Dr Tim Langdon
Senior Lecturer
Contact Details
- Email: ttl@aber.ac.uk
- Office: IBERS Gogerddan
- Phone: +44 (0) 1970 823060
- Personal Website: www.oatgenome.org
- Google Scholar: https://scholar.google.co.uk/citations?user=JYn1ibIAAAAJ
- Research Portal Profile
Profile
I am working within the oat group at IBERS. Varieties from our winter and spring breeding programmes provide the bulk of the UK oat crop. My research aims to provide genetic and genomic resources which will improve variety performance.
Teaching
Grader
Research
Oats have a reputation as a 'healthy' crop, based on beneficial dietary effects (satiety, cholesterol lowering, gluten-free) and on relatively low input and intervention requirements in the field. Some of these properties may reflect oats' late domestication, having apparently spread from Turkey to Central Europe as a weed of cereal fields and only then having been deliberately cultivated as a crop in its own right. By avoiding human selection for yield and food value, oats may have carried a greater genetic diversity and resilience through to the present day than cereals cultivated from the outset. Our research uses genetic and genomic resources to understand the origin of today's oat crop, and attempts to identify lost genetic variation that may be recovered and used to improve modern varieties. A century ago, oats were the largest crop by area in much of Europe and North America, and very large collections of cultivars and wild relatives were made across the world. We are assembling the genome sequence of red oat, Avena byzantina, in collaboration with Dr Martin Mascher (IPK, Gatersleben) and using this as a reference to understand the significance of genotypic diversity in material from historic and recent collections (GCRF and BBSRC projects, Adriana Ravagnani, Aled Evans and Arthur Morris) .
Oats lag behind other cereals in the development of efficient tissue culture methods. With support from Senova and Saaten Union, and in collaboration with Sue Dalton we have been improving doubled haploid production (Tom Cooper, BBSRC CASE student) and transformation protocols (Agnieszka Glądała-Kostarz).

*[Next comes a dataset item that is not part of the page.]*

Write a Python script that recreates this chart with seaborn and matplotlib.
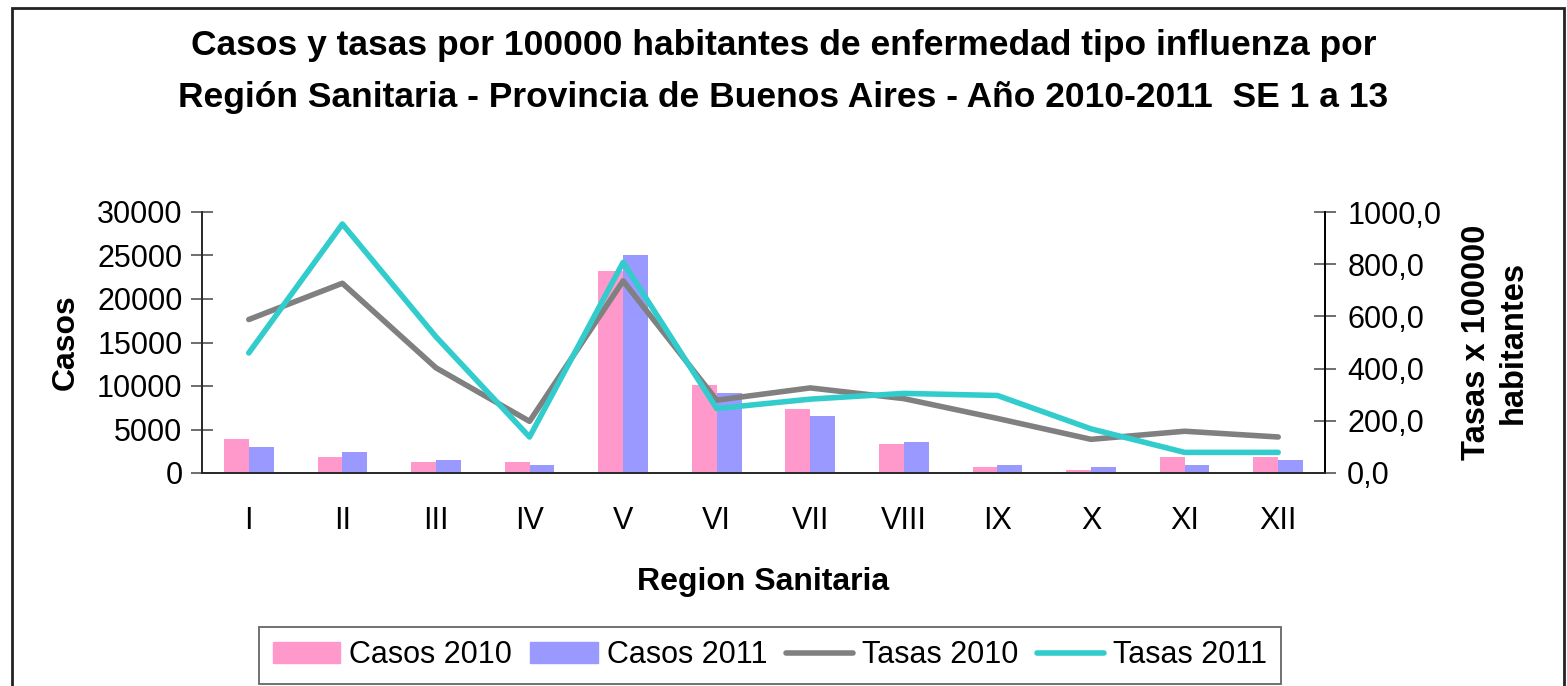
import numpy as np
import pandas as pd
import seaborn as sns
import matplotlib.pyplot as plt
from matplotlib.ticker import FixedLocator, FuncFormatter, MultipleLocator
from matplotlib.patches import Rectangle
from matplotlib.lines import Line2D

# datos
regiones = ["I", "II", "III", "IV", "V", "VI", "VII", "VIII", "IX", "X", "XI", "XII"]
casos_2010 = [3870, 1800, 1230, 1230, 23180, 10080, 7320, 3300, 650, 310, 1800, 1800]
casos_2011 = [2950, 2380, 1460, 880, 25010, 9160, 6510, 3530, 880, 650, 880, 1460]
tasas_2010 = [588, 727, 403, 198, 736, 279, 326, 285, 209, 129, 160, 138]
tasas_2011 = [460, 954, 522, 138, 807, 247, 283, 305, 297, 169, 79, 79]

ROSA = "#FF99CC"
AZUL = "#9999FF"
GRIS = "#808080"
CIAN = "#33CCCC"

df_casos = pd.DataFrame({
    "Region": regiones * 2,
    "Casos": casos_2010 + casos_2011,
    "Serie": ["Casos 2010"] * 12 + ["Casos 2011"] * 12,
})
df_tasas = pd.DataFrame({
    "Region": regiones * 2,
    "Tasa": tasas_2010 + tasas_2011,
    "Serie": ["Tasas 2010"] * 12 + ["Tasas 2011"] * 12,
})

sns.set_theme(style="white")
plt.rcParams["font.family"] = ["Liberation Sans", "DejaVu Sans"]
plt.rcParams["text.color"] = "black"
plt.rcParams["axes.labelcolor"] = "black"
plt.rcParams["xtick.color"] = "black"
plt.rcParams["ytick.color"] = "black"

fig = plt.figure(figsize=(15.67, 6.86), dpi=100)
ax = fig.add_axes([202 / 1567, 1 - 473 / 686, 1123 / 1567, 261 / 686])

sns.barplot(data=df_casos, x="Region", y="Casos", hue="Serie",
            palette=[ROSA, AZUL], width=0.53, saturation=1,
            linewidth=0, legend=False, ax=ax)

ax2 = ax.twinx()
sns.lineplot(data=df_tasas, x="Region", y="Tasa", hue="Serie",
             palette=[GRIS, CIAN], linewidth=4, sort=False,
             legend=False, ax=ax2)

ax.set_xlim(-0.5, 11.5)
ax.set_ylim(0, 30000)
ax2.set_ylim(0, 1000)
ax.yaxis.set_major_locator(MultipleLocator(5000))
ax2.yaxis.set_major_locator(MultipleLocator(200))
ax2.yaxis.set_major_formatter(FuncFormatter(lambda v, p: f"{v:.1f}".replace(".", ",")))

# marcas del eje x entre categorias
ax.xaxis.set_minor_locator(FixedLocator(np.arange(-0.5, 12, 1)))
ax.tick_params(axis="x", which="major", length=0, pad=24, labelsize=22)
ax.tick_params(axis="x", which="minor", length=11, width=1.2, direction="out", color="black")
ax.tick_params(axis="y", length=16, width=1.2, direction="inout", labelsize=22, pad=6, color="#555555")
ax2.tick_params(axis="y", length=16, width=1.2, direction="inout", labelsize=22, pad=8, color="#555555")

ax.spines["top"].set_visible(False)
ax2.spines["top"].set_visible(False)
ax.spines["left"].set_color("#555555")
ax.spines["bottom"].set_color("#555555")
ax2.spines["right"].set_color("black")
for a in (ax, ax2):
    for s in a.spines.values():
        s.set_linewidth(1.3)

ax.set_xlabel("Region Sanitaria", fontsize=23, fontweight="bold", labelpad=22)
ax.set_ylabel("Casos", fontsize=23, fontweight="bold", labelpad=12)
ax2.set_ylabel("Tasas x 100000\nhabitantes", fontsize=23.5, fontweight="bold", labelpad=14,
               linespacing=1.25)

fig.text(0.5, 1 - 45 / 686, "Casos y tasas por 100000 habitantes de enfermedad tipo influenza por",
         ha="center", va="center", fontsize=25.5, fontweight="bold")
fig.text(0.5, 1 - 97 / 686, "Región Sanitaria - Provincia de Buenos Aires - Año 2010-2011  SE 1 a 13",
         ha="center", va="center", fontsize=25.5, fontweight="bold")

handles = [
    Rectangle((0, 0), 1, 1, color=ROSA),
    Rectangle((0, 0), 1, 1, color=AZUL),
    Line2D([], [], color=GRIS, linewidth=4),
    Line2D([], [], color=CIAN, linewidth=4),
]
leg = fig.legend(handles, ["Casos 2010", "Casos 2011", "Tasas 2010", "Tasas 2011"],
                 loc="lower center", bbox_to_anchor=(770 / 1567, 2 / 686), ncol=4,
                 fontsize=22, frameon=True, fancybox=False, framealpha=1,
                 edgecolor="#666666", handlelength=2.2, handletextpad=0.3,
                 columnspacing=0.6, borderpad=0.45, borderaxespad=0)
leg.get_frame().set_linewidth(1.3)

# marco de la figura
fig.patches.append(Rectangle((12 / 1567, -0.01), 1552 / 1567, 1 - 8 / 686 + 0.01,
                             transform=fig.transFigure, fill=False,
                             edgecolor="#222222", linewidth=2))

fig.savefig("out.png", dpi=100)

Oats are a minor crop in almost all the countries where they are grown, but their research logistics are as challenging as for related major crops such as wheat and barley. Progress is greatly helped by international collaboration, and we have close links with partners in Europe, North and South America, West, East and Central Asia, North Africa and Australia. We are currently hosting visitors from Canada (Aida Kebede, OECD fellow) and Brazil (Vianei Rother, CAPES fellow). Previous research visitors have come from Poland, Spain, Turkey, Kazakhstan and Japan. We welcome enquiries about visits or collaboration.
BBSRC strategic funding to the institute has allowed development of a wide range of genetic and genomic resources, including an Avena A-genome zipper (with Rob Vickerstaff), a 650 line hexaploid spring oat Nested Association Mapping population (with Irene Griffiths) and mutant hexaploid winter oat populations (with Sandy Cowan). Development, maintenance and analysis of these resources has been carried out by Simon Betts, Sara Lewis, Maciej Biasaga, Sam Gill and Caron Evans.